J’écoute une radio culturelle que j’apprécie, hélas ! elle s’est contaminée, touchant journalistes et invités de renoms ou œuvrant dans des domaines d’activités qui auraient dû les protéger contre ce mot béquille qui a balayé les mots endémiques précédents comme « de fait » ou le traditionnel « heu » lourd au niveau sonore, mais au moins non trompeur. Donc, à l’écoute de ma radio préférée, sourcils froncés, index menaçant je fixe l’appareil :  « Encore un voilà et je te coupe ! » Je dois m’exécuter. Parfois, je le confesse, je rallume le poste après quelques minutes de silence apaisant.

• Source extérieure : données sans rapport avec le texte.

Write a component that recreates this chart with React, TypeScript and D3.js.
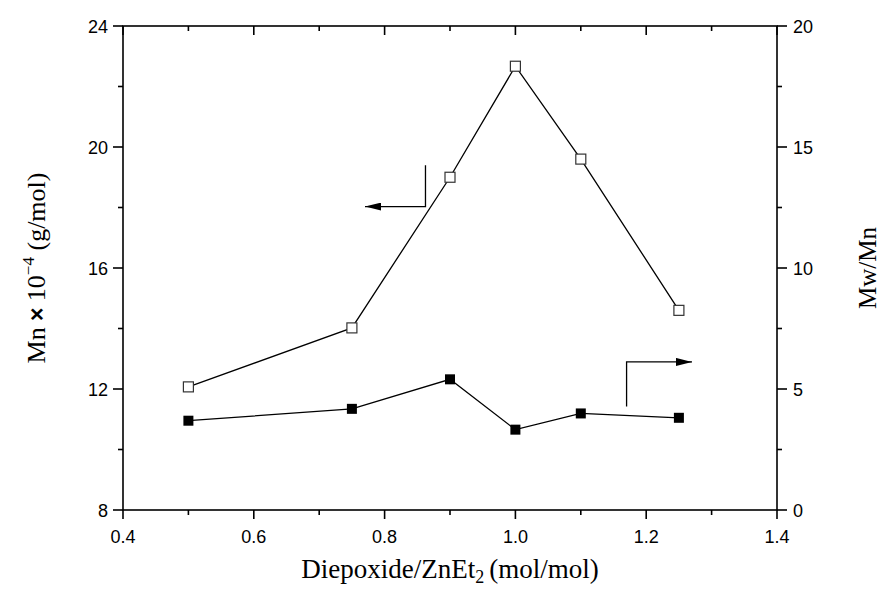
import * as d3 from 'd3';

const W = 882;
const H = 595;
const M = { left: 123, right: 105, top: 26, bottom: 85 };

const ratio = [0.5, 0.75, 0.9, 1.0, 1.1, 1.25];
const mn = [12.07, 14.02, 19.0, 22.67, 19.6, 14.6];
const pdi = [3.69, 4.18, 5.4, 3.32, 3.99, 3.81];

const xTicks = [0.4, 0.6, 0.8, 1.0, 1.2, 1.4];
const leftTicks = [8, 12, 16, 20, 24];
const rightTicks = [0, 5, 10, 15, 20];

const SANS = 'Liberation Sans, Arial, sans-serif';
const SERIF = 'Liberation Serif, Times New Roman, serif';

export default function App() {
  const x = d3.scaleLinear().domain([0.4, 1.4]).range([M.left, W - M.right]);
  const yL = d3.scaleLinear().domain([8, 24]).range([H - M.bottom, M.top]);
  const yR = d3.scaleLinear().domain([0, 20]).range([H - M.bottom, M.top]);

  const x0 = x.range()[0];
  const x1 = x.range()[1];
  const yb = yL.range()[0];
  const yt = yL.range()[1];

  const lineL = d3.line<number>().x((_, i) => x(ratio[i])).y((d) => yL(d));
  const lineR = d3.line<number>().x((_, i) => x(ratio[i])).y((d) => yR(d));

  const xMinor = d3.range(0.5, 1.4, 0.2);
  const lMinor = d3.range(10, 24, 4);
  const rMinor = d3.range(2.5, 20, 5);

  return (
    <svg width={W} height={H} style={{ position: 'absolute', left: 0, top: 0, background: '#fff' }}>
      <defs>
        <marker id="ah" viewBox="0 0 16 8" refX="16" refY="4" markerWidth="16" markerHeight="8" markerUnits="userSpaceOnUse" orient="auto">
          <path d="M0,0 L16,4 L0,8 Z" fill="#000" />
        </marker>
      </defs>

      {/* frame */}
      <rect x={x0} y={yt} width={x1 - x0} height={yb - yt} fill="none" stroke="#000" strokeWidth={1.6} />

      {/* bottom / top ticks */}
      {xTicks.map((t) => (
        <g key={'x' + t}>
          <line x1={x(t)} x2={x(t)} y1={yb} y2={yb + 9} stroke="#000" strokeWidth={1.6} />
          <line x1={x(t)} x2={x(t)} y1={yt} y2={yt + 9} stroke="#000" strokeWidth={1.6} />
          <text x={x(t)} y={yb + 33} textAnchor="middle" fontFamily={SANS} fontSize={18}>
            {d3.format('.1f')(t)}
          </text>
        </g>
      ))}
      {xMinor.map((t) => (
        <g key={'xm' + t}>
          <line x1={x(t)} x2={x(t)} y1={yb} y2={yb + 5} stroke="#000" strokeWidth={1.6} />
          <line x1={x(t)} x2={x(t)} y1={yt} y2={yt + 5} stroke="#000" strokeWidth={1.6} />
        </g>
      ))}

      {/* left axis */}
      {leftTicks.map((t) => (
        <g key={'l' + t}>
          <line x1={x0 - 10} x2={x0} y1={yL(t)} y2={yL(t)} stroke="#000" strokeWidth={1.6} />
          <text x={x0 - 15} y={yL(t) + 6.5} textAnchor="end" fontFamily={SANS} fontSize={18}>
            {t}
          </text>
        </g>
      ))}
      {lMinor.map((t) => (
        <line key={'lm' + t} x1={x0 - 5} x2={x0} y1={yL(t)} y2={yL(t)} stroke="#000" strokeWidth={1.6} />
      ))}

      {/* right axis */}
      {rightTicks.map((t) => (
        <g key={'r' + t}>
          <line x1={x1} x2={x1 + 10} y1={yR(t)} y2={yR(t)} stroke="#000" strokeWidth={1.6} />
          <text x={x1 + 16} y={yR(t) + 6.5} textAnchor="start" fontFamily={SANS} fontSize={18}>
            {t}
          </text>
        </g>
      ))}
      {rMinor.map((t) => (
        <line key={'rm' + t} x1={x1} x2={x1 + 5} y1={yR(t)} y2={yR(t)} stroke="#000" strokeWidth={1.6} />
      ))}

      {/* series */}
      <path d={lineL(mn) || ''} fill="none" stroke="#000" strokeWidth={1.3} />
      <path d={lineR(pdi) || ''} fill="none" stroke="#000" strokeWidth={1.3} />
      {mn.map((v, i) => (
        <rect key={'o' + i} x={x(ratio[i]) - 5} y={yL(v) - 5} width={10} height={10} fill="#fff" stroke="#333" strokeWidth={1.2} />
      ))}
      {pdi.map((v, i) => (
        <rect key={'f' + i} x={x(ratio[i]) - 5} y={yR(v) - 5} width={10} height={10} fill="#000" />
      ))}

      {/* direction arrows */}
      <path d={`M${x(0.8625)},${yL(19.4)} V${yL(18.03)} H${x(0.77)}`} fill="none" stroke="#000" strokeWidth={1.3} markerEnd="url(#ah)" />
      <path d={`M${x(1.17)},${yR(4.28)} V${yR(6.12)} H${x(1.27)}`} fill="none" stroke="#000" strokeWidth={1.3} markerEnd="url(#ah)" />

      {/* axis titles */}
      <text x={450} y={578} textAnchor="middle" fontFamily={SERIF} fontSize={27}>
        Diepoxide/ZnEt<tspan fontSize={18} dy={5}>2</tspan>
        <tspan dy={-5} dx={5}>(mol/mol)</tspan>
      </text>
      <text transform={`translate(45, 268) rotate(-90)`} textAnchor="middle" fontFamily={SERIF} fontSize={26}>
        Mn
        <tspan fontFamily={SANS} fontWeight="bold" fontSize={23}> × </tspan>
        10<tspan fontSize={17} dy={-11}>−4</tspan>
        <tspan dy={11}> (g/mol)</tspan>
      </text>
      <text transform={`translate(876, 268) rotate(-90)`} textAnchor="middle" fontFamily={SERIF} fontSize={25}>
        Mw/Mn
      </text>
    </svg>
  );
}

L’invasion tout aussi horripilante et creuse du « du coup », parfaitement laid et inutile, mais empreint de jeunisme, aurait pu repousser le voilà, or ils cohabitent, sans doute parce que l’époque est « compliquée » en tout domaine : santé, culture, commerce, nourriture…, voire très compliquée. Dans ce cas, je propose complexe : je suis renvoyée dans les cordes. J’avance « embrouillée » : on m’ignore, « incompréhensible » nul ne m’entend, embarrassée ? Je lance « amphigourique » pour pouvoir repartir dans ma solitude de plus en plus extrême.

Un autre synonyme, dans le registre gros mot, me tire par la plume, je lui souris : oui, tu serais infiniment plus adéquat et je pleure.